* begin *

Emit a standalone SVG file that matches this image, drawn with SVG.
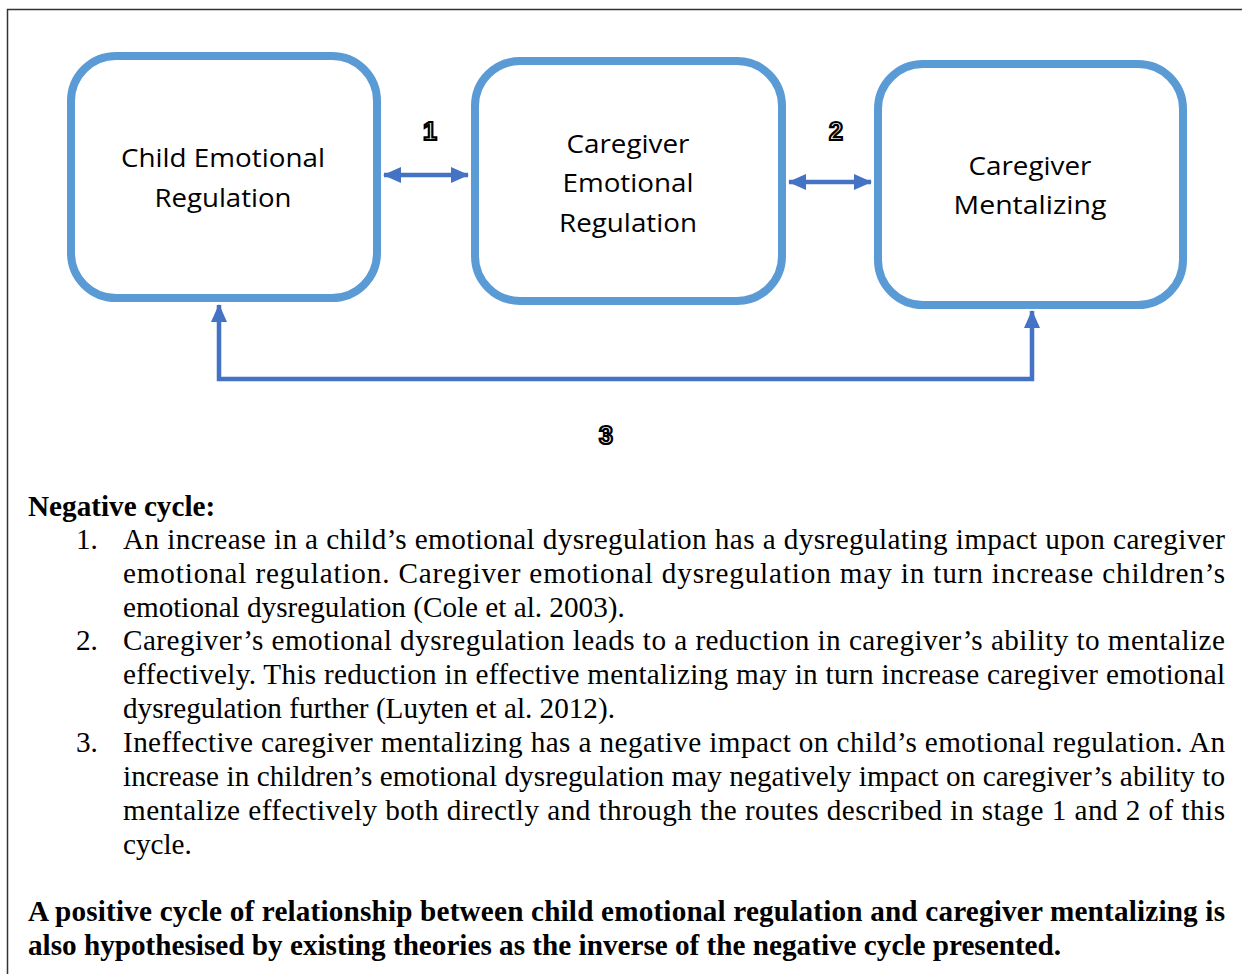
<svg xmlns="http://www.w3.org/2000/svg" width="1242" height="974" viewBox="0 0 1242 974">
<style>
.box{fill:#fff;stroke:#5B9BD5;stroke-width:8}
.lbl{font-family:"Open Sans","Liberation Sans",sans-serif;font-size:26px;fill:#000;text-anchor:middle}
.num{font-family:"Liberation Sans",sans-serif;font-weight:bold;font-size:25px;fill:#fff;stroke:#000;stroke-width:2.2;text-anchor:middle}
.con{fill:none;stroke:#4472C4;stroke-width:4.5}
.t{font-family:"Liberation Serif","Times New Roman",serif;font-size:29.2px;fill:#000}
.b{font-weight:bold}
</style>
<defs>
<marker id="ah" markerUnits="userSpaceOnUse" markerWidth="18" markerHeight="16" refX="17" refY="8" orient="auto-start-reverse" viewBox="0 0 18 16">
<path d="M0,0 L18,8 L0,16 z" fill="#4472C4"/>
</marker>
</defs>
<rect width="1242" height="974" fill="#fff"/>
<path d="M7.5,974 V9.5 H1242" fill="none" stroke="#333" stroke-width="1.5"/>

<g id="connectors">
<path class="con" d="M384,175 H468" marker-start="url(#ah)" marker-end="url(#ah)"/>
<path class="con" d="M789,182 H871" marker-start="url(#ah)" marker-end="url(#ah)"/>
<path class="con" d="M219,305 V379 H1032 V311" marker-start="url(#ah)" marker-end="url(#ah)"/>
<text class="num" x="430" y="140">1</text>
<text class="num" x="836" y="140">2</text>
<text class="num" x="606" y="444">3</text>
</g>

<g id="node-child">
<rect class="box" x="71" y="56" width="306" height="242" rx="45"/>
<text class="lbl" x="223" y="167" textLength="204" lengthAdjust="spacingAndGlyphs">Child Emotional</text>
<text class="lbl" x="223" y="207" textLength="137" lengthAdjust="spacingAndGlyphs">Regulation</text>
</g>
<g id="node-caregiver-er">
<rect class="box" x="475" y="61" width="307" height="240" rx="45"/>
<text class="lbl" x="628" y="153" textLength="123" lengthAdjust="spacingAndGlyphs">Caregiver</text>
<text class="lbl" x="628" y="192" textLength="131" lengthAdjust="spacingAndGlyphs">Emotional</text>
<text class="lbl" x="628" y="232" textLength="138" lengthAdjust="spacingAndGlyphs">Regulation</text>
</g>
<g id="node-caregiver-m">
<rect class="box" x="878" y="64" width="305" height="241" rx="45"/>
<text class="lbl" x="1030" y="175" textLength="123" lengthAdjust="spacingAndGlyphs">Caregiver</text>
<text class="lbl" x="1030" y="214" textLength="153" lengthAdjust="spacingAndGlyphs">Mentalizing</text>
</g>

<g id="caption">
<text class="t b" x="28" y="516">Negative cycle:</text>
<text class="t" x="76" y="549">1.</text>
<text class="t" x="123" y="549" textLength="1102" lengthAdjust="spacing">An increase in a child’s emotional dysregulation has a dysregulating impact upon caregiver</text>
<text class="t" x="123" y="583" textLength="1102" lengthAdjust="spacing">emotional regulation. Caregiver emotional dysregulation may in turn increase children’s</text>
<text class="t" x="123" y="617">emotional dysregulation (Cole et al. 2003).</text>
<text class="t" x="76" y="650">2.</text>
<text class="t" x="123" y="650" textLength="1102" lengthAdjust="spacing">Caregiver’s emotional dysregulation leads to a reduction in caregiver’s ability to mentalize</text>
<text class="t" x="123" y="684" textLength="1102" lengthAdjust="spacing">effectively. This reduction in effective mentalizing may in turn increase caregiver emotional</text>
<text class="t" x="123" y="718">dysregulation further (Luyten et al. 2012).</text>
<text class="t" x="76" y="752">3.</text>
<text class="t" x="123" y="752" textLength="1102" lengthAdjust="spacing">Ineffective caregiver mentalizing has a negative impact on child’s emotional regulation. An</text>
<text class="t" x="123" y="786" textLength="1102" lengthAdjust="spacing">increase in children’s emotional dysregulation may negatively impact on caregiver’s ability to</text>
<text class="t" x="123" y="820" textLength="1102" lengthAdjust="spacing">mentalize effectively both directly and through the routes described in stage 1 and 2 of this</text>
<text class="t" x="123" y="854">cycle.</text>
<text class="t b" x="28" y="921" textLength="1197" lengthAdjust="spacing">A positive cycle of relationship between child emotional regulation and caregiver mentalizing is</text>
<text class="t b" x="28" y="955">also hypothesised by existing theories as the inverse of the negative cycle presented.</text>
</g>
</svg>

* end *

> _Instructions for the task_: Print each line of the material above exactly, with the pictures removed from your copy.

> _Exercise solution_:
Emit a standalone SVG file that matches this image, drawn with SVG.
<svg xmlns="http://www.w3.org/2000/svg" width="1242" height="974" viewBox="0 0 1242 974">
<style>
.box{fill:#fff;stroke:#5B9BD5;stroke-width:8}
.lbl{font-family:"Open Sans","Liberation Sans",sans-serif;font-size:26px;fill:#000;text-anchor:middle}
.num{font-family:"Liberation Sans",sans-serif;font-weight:bold;font-size:25px;fill:#fff;stroke:#000;stroke-width:2.2;text-anchor:middle}
.con{fill:none;stroke:#4472C4;stroke-width:4.5}
.t{font-family:"Liberation Serif","Times New Roman",serif;font-size:29.2px;fill:#000}
.b{font-weight:bold}
</style>
<defs>
<marker id="ah" markerUnits="userSpaceOnUse" markerWidth="18" markerHeight="16" refX="17" refY="8" orient="auto-start-reverse" viewBox="0 0 18 16">
<path d="M0,0 L18,8 L0,16 z" fill="#4472C4"/>
</marker>
</defs>
<rect width="1242" height="974" fill="#fff"/>
<path d="M7.5,974 V9.5 H1242" fill="none" stroke="#333" stroke-width="1.5"/>

<g id="connectors">
<path class="con" d="M384,175 H468" marker-start="url(#ah)" marker-end="url(#ah)"/>
<path class="con" d="M789,182 H871" marker-start="url(#ah)" marker-end="url(#ah)"/>
<path class="con" d="M219,305 V379 H1032 V311" marker-start="url(#ah)" marker-end="url(#ah)"/>
<text class="num" x="430" y="140">1</text>
<text class="num" x="836" y="140">2</text>
<text class="num" x="606" y="444">3</text>
</g>

<g id="node-child">
<rect class="box" x="71" y="56" width="306" height="242" rx="45"/>
<text class="lbl" x="223" y="167" textLength="204" lengthAdjust="spacingAndGlyphs">Child Emotional</text>
<text class="lbl" x="223" y="207" textLength="137" lengthAdjust="spacingAndGlyphs">Regulation</text>
</g>
<g id="node-caregiver-er">
<rect class="box" x="475" y="61" width="307" height="240" rx="45"/>
<text class="lbl" x="628" y="153" textLength="123" lengthAdjust="spacingAndGlyphs">Caregiver</text>
<text class="lbl" x="628" y="192" textLength="131" lengthAdjust="spacingAndGlyphs">Emotional</text>
<text class="lbl" x="628" y="232" textLength="138" lengthAdjust="spacingAndGlyphs">Regulation</text>
</g>
<g id="node-caregiver-m">
<rect class="box" x="878" y="64" width="305" height="241" rx="45"/>
<text class="lbl" x="1030" y="175" textLength="123" lengthAdjust="spacingAndGlyphs">Caregiver</text>
<text class="lbl" x="1030" y="214" textLength="153" lengthAdjust="spacingAndGlyphs">Mentalizing</text>
</g>

<g id="caption">
<text class="t b" x="28" y="516">Negative cycle:</text>
<text class="t" x="76" y="549">1.</text>
<text class="t" x="123" y="549" textLength="1102" lengthAdjust="spacing">An increase in a child’s emotional dysregulation has a dysregulating impact upon caregiver</text>
<text class="t" x="123" y="583" textLength="1102" lengthAdjust="spacing">emotional regulation. Caregiver emotional dysregulation may in turn increase children’s</text>
<text class="t" x="123" y="617">emotional dysregulation (Cole et al. 2003).</text>
<text class="t" x="76" y="650">2.</text>
<text class="t" x="123" y="650" textLength="1102" lengthAdjust="spacing">Caregiver’s emotional dysregulation leads to a reduction in caregiver’s ability to mentalize</text>
<text class="t" x="123" y="684" textLength="1102" lengthAdjust="spacing">effectively. This reduction in effective mentalizing may in turn increase caregiver emotional</text>
<text class="t" x="123" y="718">dysregulation further (Luyten et al. 2012).</text>
<text class="t" x="76" y="752">3.</text>
<text class="t" x="123" y="752" textLength="1102" lengthAdjust="spacing">Ineffective caregiver mentalizing has a negative impact on child’s emotional regulation. An</text>
<text class="t" x="123" y="786" textLength="1102" lengthAdjust="spacing">increase in children’s emotional dysregulation may negatively impact on caregiver’s ability to</text>
<text class="t" x="123" y="820" textLength="1102" lengthAdjust="spacing">mentalize effectively both directly and through the routes described in stage 1 and 2 of this</text>
<text class="t" x="123" y="854">cycle.</text>
<text class="t b" x="28" y="921" textLength="1197" lengthAdjust="spacing">A positive cycle of relationship between child emotional regulation and caregiver mentalizing is</text>
<text class="t b" x="28" y="955">also hypothesised by existing theories as the inverse of the negative cycle presented.</text>
</g>
</svg>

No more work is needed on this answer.